Extract word for word the lines of the listing from its start to the line holding "gap12 = [None] * 12", both ends kept; pictures are not part of the copy.

═══ Records

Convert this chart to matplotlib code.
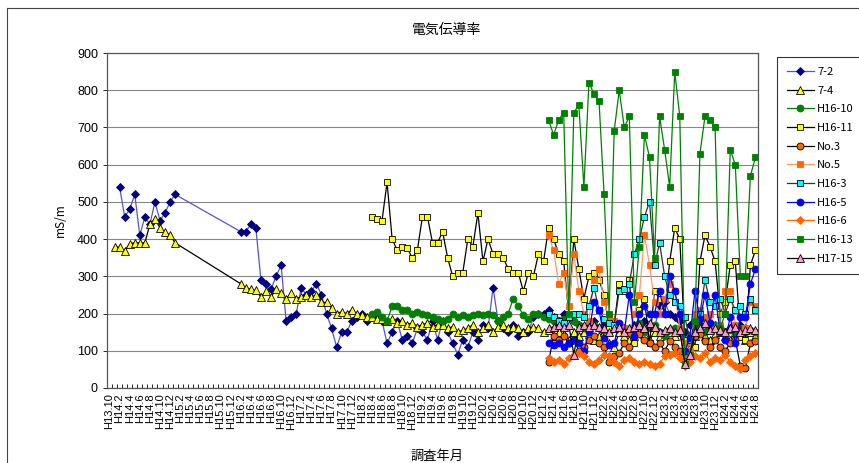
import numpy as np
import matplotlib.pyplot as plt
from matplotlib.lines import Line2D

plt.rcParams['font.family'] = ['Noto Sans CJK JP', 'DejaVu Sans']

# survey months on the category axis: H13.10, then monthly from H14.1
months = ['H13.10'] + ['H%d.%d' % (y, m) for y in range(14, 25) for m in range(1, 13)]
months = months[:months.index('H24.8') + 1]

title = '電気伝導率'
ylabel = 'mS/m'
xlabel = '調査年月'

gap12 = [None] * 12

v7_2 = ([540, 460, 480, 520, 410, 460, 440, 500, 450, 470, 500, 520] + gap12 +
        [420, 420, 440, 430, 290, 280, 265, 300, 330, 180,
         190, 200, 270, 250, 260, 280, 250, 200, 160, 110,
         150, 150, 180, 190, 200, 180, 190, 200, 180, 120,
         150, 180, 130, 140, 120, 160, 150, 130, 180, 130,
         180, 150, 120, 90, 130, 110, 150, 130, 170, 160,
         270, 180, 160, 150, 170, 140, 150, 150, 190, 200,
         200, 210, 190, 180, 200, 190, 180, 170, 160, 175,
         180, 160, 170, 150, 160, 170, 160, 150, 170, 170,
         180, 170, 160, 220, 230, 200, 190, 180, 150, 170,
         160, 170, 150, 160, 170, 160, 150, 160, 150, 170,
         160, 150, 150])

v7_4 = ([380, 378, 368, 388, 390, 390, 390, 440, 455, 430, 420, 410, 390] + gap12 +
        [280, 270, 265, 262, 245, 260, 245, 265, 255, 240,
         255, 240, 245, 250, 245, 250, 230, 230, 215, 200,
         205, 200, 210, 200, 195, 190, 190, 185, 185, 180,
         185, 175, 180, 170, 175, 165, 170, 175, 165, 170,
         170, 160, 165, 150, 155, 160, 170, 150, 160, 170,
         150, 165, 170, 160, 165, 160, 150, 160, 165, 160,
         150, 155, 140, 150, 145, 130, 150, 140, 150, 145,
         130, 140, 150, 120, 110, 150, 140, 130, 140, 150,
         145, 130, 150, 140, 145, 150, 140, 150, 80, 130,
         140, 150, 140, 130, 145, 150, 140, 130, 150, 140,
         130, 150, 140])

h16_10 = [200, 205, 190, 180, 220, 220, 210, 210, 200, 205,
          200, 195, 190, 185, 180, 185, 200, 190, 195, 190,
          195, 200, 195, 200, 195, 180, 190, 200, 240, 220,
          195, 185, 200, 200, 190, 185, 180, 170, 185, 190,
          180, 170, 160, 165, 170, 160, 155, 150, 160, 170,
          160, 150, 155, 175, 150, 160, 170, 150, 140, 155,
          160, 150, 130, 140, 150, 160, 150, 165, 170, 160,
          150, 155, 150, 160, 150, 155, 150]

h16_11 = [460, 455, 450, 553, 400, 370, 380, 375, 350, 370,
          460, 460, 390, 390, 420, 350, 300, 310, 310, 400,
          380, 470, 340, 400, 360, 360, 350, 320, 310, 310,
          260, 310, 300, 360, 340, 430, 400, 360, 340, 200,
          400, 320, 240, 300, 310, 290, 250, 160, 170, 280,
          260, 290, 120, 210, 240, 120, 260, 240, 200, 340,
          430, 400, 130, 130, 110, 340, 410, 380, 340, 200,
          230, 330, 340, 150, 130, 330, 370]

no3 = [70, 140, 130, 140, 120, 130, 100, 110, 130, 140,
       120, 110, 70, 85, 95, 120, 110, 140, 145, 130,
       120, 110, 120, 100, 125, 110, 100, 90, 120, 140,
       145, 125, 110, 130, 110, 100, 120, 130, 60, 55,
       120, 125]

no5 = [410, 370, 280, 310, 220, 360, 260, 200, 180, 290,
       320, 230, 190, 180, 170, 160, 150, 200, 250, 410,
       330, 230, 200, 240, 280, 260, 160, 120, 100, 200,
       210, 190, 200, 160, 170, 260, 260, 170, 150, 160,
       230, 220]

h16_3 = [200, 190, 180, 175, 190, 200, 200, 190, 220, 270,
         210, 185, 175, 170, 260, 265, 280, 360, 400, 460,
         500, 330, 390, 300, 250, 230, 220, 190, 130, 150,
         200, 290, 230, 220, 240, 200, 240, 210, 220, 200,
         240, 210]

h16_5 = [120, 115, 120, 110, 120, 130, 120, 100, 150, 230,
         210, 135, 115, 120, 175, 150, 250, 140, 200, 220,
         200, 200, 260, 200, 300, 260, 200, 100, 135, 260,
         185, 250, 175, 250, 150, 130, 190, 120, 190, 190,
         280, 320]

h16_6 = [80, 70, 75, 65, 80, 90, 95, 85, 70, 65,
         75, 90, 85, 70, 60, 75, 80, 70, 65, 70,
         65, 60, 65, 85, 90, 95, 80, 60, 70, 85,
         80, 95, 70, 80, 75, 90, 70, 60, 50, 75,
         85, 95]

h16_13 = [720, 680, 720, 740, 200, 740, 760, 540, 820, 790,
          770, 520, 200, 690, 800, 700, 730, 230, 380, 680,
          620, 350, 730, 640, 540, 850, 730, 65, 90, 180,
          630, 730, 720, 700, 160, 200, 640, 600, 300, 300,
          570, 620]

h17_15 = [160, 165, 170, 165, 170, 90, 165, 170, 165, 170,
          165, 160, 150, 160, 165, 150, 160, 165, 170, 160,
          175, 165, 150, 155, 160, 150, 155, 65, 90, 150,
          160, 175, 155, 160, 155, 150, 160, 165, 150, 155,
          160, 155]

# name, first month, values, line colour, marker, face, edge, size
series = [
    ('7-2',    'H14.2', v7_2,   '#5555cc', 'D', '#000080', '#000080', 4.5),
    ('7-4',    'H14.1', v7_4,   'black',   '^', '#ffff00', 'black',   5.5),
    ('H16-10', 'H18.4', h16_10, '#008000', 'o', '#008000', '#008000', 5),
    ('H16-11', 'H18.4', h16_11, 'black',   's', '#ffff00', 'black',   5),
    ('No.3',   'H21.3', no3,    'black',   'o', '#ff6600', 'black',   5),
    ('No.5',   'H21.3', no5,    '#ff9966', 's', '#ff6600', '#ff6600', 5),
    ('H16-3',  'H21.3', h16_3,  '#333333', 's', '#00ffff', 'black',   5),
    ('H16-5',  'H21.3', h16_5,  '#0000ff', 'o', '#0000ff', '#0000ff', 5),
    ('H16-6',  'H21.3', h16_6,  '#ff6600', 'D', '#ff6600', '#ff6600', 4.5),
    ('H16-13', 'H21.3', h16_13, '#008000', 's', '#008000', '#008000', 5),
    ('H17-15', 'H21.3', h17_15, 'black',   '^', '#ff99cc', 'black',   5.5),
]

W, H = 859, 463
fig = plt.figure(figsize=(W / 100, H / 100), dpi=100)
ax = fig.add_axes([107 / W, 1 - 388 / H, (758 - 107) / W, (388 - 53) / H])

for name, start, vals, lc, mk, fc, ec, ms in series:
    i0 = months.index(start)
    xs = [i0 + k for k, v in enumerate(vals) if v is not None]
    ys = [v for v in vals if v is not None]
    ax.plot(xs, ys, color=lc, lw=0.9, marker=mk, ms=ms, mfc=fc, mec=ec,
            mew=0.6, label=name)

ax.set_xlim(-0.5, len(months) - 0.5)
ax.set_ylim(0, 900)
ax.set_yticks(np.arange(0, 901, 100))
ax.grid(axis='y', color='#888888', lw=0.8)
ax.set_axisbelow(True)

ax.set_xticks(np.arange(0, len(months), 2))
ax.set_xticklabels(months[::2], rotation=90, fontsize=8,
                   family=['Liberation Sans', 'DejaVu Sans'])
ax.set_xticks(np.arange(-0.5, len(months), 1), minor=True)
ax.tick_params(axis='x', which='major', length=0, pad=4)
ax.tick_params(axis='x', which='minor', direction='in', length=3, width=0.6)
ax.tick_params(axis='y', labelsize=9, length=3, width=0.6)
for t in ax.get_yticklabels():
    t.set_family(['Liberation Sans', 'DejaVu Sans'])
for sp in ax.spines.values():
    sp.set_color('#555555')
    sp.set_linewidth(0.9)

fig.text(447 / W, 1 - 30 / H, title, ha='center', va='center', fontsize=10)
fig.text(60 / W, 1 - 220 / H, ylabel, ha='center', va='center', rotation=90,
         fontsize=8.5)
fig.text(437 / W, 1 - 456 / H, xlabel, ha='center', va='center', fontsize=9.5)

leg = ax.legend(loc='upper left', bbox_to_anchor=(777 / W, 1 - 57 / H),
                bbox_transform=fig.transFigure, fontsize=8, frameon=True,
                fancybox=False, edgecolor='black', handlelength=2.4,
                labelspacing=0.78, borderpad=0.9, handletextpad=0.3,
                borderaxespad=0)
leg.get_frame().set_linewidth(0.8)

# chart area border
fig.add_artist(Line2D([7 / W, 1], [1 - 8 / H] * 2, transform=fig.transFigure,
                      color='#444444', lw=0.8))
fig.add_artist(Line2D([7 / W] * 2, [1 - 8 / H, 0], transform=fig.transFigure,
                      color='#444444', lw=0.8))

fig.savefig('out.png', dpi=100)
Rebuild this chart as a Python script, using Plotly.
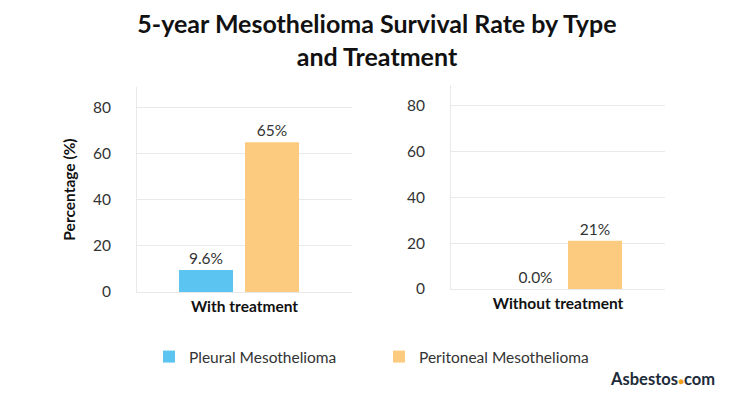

══════

▶ _Correct result_:
Convert this chart to matplotlib code.
import numpy as np
import matplotlib.pyplot as plt
from matplotlib.lines import Line2D

plt.rcParams['font.family'] = ['Noto Sans CJK JP', 'DejaVu Sans']

# survey months on the category axis: H13.10, then monthly from H14.1
months = ['H13.10'] + ['H%d.%d' % (y, m) for y in range(14, 25) for m in range(1, 13)]
months = months[:months.index('H24.8') + 1]

title = '電気伝導率'
ylabel = 'mS/m'
xlabel = '調査年月'

gap12 = [None] * 12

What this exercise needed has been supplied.